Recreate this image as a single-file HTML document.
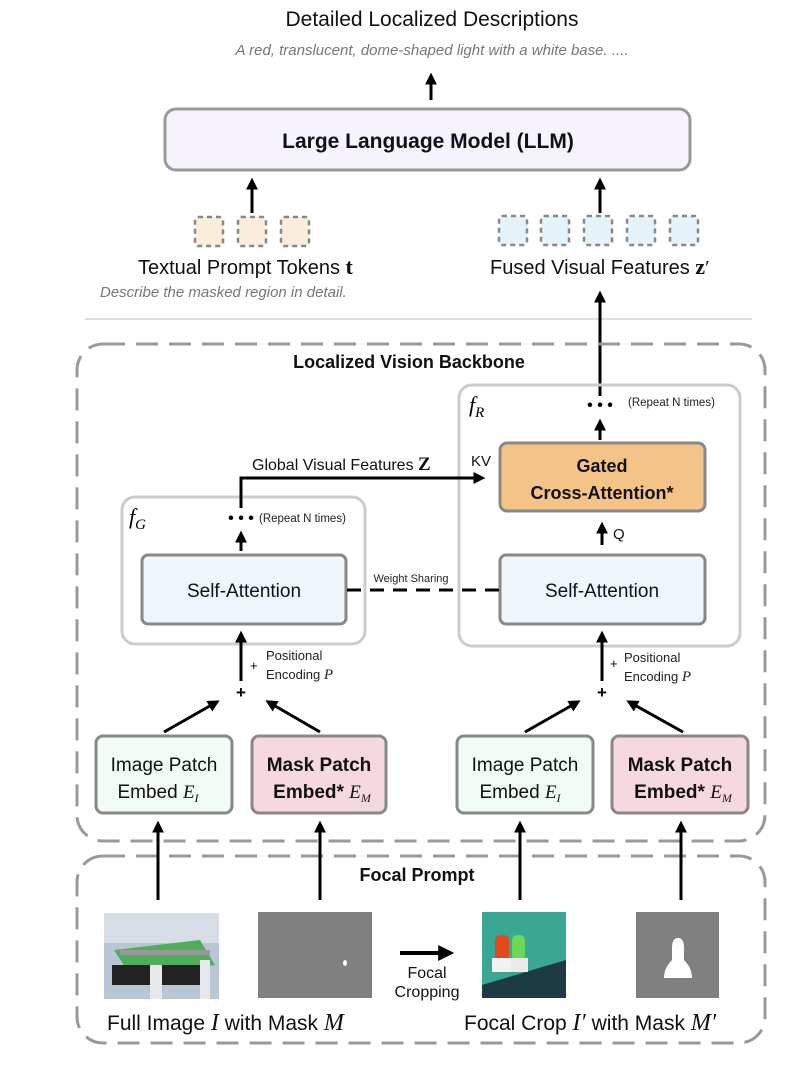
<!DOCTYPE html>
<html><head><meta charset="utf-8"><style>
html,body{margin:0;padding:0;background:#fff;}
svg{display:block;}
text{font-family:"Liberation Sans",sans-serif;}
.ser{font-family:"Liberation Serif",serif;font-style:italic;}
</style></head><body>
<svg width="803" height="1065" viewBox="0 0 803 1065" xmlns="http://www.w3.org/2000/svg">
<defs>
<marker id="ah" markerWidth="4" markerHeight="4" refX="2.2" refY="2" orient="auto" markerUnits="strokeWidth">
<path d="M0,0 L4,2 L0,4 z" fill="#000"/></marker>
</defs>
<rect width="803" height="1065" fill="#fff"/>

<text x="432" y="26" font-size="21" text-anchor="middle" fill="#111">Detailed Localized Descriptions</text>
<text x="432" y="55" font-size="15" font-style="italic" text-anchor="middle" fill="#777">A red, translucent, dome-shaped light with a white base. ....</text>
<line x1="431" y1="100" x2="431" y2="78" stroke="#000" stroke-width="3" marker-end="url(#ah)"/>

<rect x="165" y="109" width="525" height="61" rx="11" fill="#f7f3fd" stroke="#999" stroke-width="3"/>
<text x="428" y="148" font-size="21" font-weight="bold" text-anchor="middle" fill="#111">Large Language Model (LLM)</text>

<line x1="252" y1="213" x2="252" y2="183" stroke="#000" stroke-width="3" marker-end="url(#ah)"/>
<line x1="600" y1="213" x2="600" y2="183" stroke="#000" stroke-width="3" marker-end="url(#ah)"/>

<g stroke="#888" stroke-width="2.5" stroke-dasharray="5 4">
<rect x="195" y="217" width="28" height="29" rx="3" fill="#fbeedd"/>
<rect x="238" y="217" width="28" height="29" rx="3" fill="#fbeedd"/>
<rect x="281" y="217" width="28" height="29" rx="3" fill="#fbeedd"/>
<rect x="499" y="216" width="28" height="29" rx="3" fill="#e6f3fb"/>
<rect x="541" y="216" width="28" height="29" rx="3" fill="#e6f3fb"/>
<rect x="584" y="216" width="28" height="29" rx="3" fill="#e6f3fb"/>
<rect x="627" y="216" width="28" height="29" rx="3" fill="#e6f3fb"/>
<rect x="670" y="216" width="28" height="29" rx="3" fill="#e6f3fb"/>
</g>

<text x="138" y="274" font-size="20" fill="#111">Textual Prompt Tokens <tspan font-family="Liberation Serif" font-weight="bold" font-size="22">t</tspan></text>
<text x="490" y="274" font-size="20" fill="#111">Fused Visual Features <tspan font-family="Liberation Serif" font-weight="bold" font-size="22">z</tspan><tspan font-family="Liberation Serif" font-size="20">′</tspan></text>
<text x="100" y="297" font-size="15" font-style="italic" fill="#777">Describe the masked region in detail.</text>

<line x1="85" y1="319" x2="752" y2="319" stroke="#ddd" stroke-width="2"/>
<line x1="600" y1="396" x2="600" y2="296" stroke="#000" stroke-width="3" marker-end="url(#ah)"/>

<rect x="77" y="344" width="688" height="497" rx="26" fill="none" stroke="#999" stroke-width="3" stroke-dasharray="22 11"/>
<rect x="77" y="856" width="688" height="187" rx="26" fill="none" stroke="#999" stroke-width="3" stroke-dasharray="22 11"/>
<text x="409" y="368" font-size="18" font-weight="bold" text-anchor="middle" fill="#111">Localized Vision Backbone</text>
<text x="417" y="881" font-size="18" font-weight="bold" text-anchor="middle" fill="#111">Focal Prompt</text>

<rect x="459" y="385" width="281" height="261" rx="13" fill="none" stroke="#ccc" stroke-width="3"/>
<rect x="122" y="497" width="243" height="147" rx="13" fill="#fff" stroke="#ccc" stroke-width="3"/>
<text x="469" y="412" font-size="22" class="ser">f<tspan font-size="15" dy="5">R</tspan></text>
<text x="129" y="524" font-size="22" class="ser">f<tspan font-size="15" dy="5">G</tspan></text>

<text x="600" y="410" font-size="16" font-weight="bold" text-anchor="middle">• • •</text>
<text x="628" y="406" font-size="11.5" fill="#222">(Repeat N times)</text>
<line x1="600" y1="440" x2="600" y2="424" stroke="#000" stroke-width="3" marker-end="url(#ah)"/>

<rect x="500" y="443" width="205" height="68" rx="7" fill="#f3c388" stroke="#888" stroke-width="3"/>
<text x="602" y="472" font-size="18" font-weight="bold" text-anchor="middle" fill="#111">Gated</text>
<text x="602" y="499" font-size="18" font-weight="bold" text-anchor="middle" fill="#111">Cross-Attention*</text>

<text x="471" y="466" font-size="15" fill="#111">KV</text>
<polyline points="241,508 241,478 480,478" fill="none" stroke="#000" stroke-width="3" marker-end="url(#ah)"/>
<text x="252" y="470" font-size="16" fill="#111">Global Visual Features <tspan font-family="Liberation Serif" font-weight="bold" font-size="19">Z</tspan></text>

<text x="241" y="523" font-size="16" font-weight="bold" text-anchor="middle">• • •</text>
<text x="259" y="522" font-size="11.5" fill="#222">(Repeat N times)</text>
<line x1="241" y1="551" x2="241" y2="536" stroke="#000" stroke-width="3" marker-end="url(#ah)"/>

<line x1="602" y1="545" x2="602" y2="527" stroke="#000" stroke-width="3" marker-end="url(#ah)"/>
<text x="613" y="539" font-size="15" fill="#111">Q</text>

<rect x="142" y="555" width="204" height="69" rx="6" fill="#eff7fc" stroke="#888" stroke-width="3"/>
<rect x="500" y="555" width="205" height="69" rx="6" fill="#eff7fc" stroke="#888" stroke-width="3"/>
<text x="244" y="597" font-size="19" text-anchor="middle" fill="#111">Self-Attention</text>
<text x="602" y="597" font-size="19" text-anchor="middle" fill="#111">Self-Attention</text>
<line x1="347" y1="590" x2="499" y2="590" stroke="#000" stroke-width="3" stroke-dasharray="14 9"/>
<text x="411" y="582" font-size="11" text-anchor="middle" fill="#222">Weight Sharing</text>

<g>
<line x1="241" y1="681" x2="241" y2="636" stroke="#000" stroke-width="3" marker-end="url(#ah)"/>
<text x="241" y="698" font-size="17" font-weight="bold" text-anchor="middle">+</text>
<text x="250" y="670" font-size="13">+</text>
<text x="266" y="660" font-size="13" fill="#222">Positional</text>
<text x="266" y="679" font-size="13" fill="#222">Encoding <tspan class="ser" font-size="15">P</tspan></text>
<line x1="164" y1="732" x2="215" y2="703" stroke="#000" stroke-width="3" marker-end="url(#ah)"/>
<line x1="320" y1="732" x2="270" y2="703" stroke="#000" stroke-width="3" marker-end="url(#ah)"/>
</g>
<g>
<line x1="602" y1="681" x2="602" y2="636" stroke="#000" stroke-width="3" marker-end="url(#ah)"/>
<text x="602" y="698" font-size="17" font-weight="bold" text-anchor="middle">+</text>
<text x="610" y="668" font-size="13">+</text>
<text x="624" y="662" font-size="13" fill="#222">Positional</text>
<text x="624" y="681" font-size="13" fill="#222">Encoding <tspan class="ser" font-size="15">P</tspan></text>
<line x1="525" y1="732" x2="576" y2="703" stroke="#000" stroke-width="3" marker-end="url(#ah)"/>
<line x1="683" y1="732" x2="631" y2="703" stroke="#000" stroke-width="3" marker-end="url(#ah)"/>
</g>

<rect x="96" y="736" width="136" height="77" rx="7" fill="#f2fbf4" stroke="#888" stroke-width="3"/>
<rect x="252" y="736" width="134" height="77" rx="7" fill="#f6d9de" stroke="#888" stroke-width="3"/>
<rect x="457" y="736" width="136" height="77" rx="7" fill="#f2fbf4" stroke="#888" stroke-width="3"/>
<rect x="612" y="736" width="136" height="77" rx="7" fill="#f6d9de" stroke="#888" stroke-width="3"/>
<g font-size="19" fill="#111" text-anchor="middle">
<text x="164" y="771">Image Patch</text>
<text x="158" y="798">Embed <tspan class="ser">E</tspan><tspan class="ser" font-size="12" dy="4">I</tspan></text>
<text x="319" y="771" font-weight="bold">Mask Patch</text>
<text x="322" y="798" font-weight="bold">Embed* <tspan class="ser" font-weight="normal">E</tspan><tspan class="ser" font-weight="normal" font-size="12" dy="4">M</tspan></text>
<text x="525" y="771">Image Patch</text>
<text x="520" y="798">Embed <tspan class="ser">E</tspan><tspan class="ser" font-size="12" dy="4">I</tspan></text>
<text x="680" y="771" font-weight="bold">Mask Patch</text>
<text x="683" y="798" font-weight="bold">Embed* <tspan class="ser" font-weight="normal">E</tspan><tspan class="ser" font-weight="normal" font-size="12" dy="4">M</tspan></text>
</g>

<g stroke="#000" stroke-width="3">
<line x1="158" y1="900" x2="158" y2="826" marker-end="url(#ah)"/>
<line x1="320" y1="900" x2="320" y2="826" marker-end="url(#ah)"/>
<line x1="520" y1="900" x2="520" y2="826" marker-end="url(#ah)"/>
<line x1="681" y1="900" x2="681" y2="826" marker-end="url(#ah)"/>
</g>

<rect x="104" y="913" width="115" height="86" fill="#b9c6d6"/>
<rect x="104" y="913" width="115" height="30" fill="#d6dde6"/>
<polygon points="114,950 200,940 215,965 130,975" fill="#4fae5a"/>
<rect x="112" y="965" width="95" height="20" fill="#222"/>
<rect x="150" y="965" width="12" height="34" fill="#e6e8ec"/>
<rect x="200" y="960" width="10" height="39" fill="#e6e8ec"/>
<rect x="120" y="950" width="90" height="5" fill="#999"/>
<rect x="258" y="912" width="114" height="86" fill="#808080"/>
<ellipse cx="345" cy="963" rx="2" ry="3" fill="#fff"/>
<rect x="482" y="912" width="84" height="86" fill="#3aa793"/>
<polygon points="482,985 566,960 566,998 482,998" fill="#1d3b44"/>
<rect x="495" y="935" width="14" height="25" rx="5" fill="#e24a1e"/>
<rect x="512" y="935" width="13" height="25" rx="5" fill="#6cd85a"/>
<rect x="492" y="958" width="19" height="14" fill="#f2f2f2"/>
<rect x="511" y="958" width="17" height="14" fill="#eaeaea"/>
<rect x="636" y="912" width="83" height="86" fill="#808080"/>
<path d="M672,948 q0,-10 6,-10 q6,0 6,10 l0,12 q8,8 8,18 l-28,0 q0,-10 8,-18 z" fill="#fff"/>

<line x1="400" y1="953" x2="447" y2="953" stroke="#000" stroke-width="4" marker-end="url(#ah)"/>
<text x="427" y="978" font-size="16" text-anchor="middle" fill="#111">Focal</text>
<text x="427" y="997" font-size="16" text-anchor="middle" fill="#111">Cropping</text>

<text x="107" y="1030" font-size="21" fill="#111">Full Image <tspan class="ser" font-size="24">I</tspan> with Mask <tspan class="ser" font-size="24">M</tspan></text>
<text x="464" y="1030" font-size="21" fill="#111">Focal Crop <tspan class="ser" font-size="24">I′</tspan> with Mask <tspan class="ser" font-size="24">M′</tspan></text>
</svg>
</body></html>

• Work instructions: Leave out the pictures. Transcribe only the lines above, from the first through the one that contains "Language Model (LLM)</text>".

• Final result:
Recreate this image as a single-file HTML document.
<!DOCTYPE html>
<html><head><meta charset="utf-8"><style>
html,body{margin:0;padding:0;background:#fff;}
svg{display:block;}
text{font-family:"Liberation Sans",sans-serif;}
.ser{font-family:"Liberation Serif",serif;font-style:italic;}
</style></head><body>
<svg width="803" height="1065" viewBox="0 0 803 1065" xmlns="http://www.w3.org/2000/svg">
<defs>
<marker id="ah" markerWidth="4" markerHeight="4" refX="2.2" refY="2" orient="auto" markerUnits="strokeWidth">
<path d="M0,0 L4,2 L0,4 z" fill="#000"/></marker>
</defs>
<rect width="803" height="1065" fill="#fff"/>

<text x="432" y="26" font-size="21" text-anchor="middle" fill="#111">Detailed Localized Descriptions</text>
<text x="432" y="55" font-size="15" font-style="italic" text-anchor="middle" fill="#777">A red, translucent, dome-shaped light with a white base. ....</text>
<line x1="431" y1="100" x2="431" y2="78" stroke="#000" stroke-width="3" marker-end="url(#ah)"/>

<rect x="165" y="109" width="525" height="61" rx="11" fill="#f7f3fd" stroke="#999" stroke-width="3"/>
<text x="428" y="148" font-size="21" font-weight="bold" text-anchor="middle" fill="#111">Large Language Model (LLM)</text>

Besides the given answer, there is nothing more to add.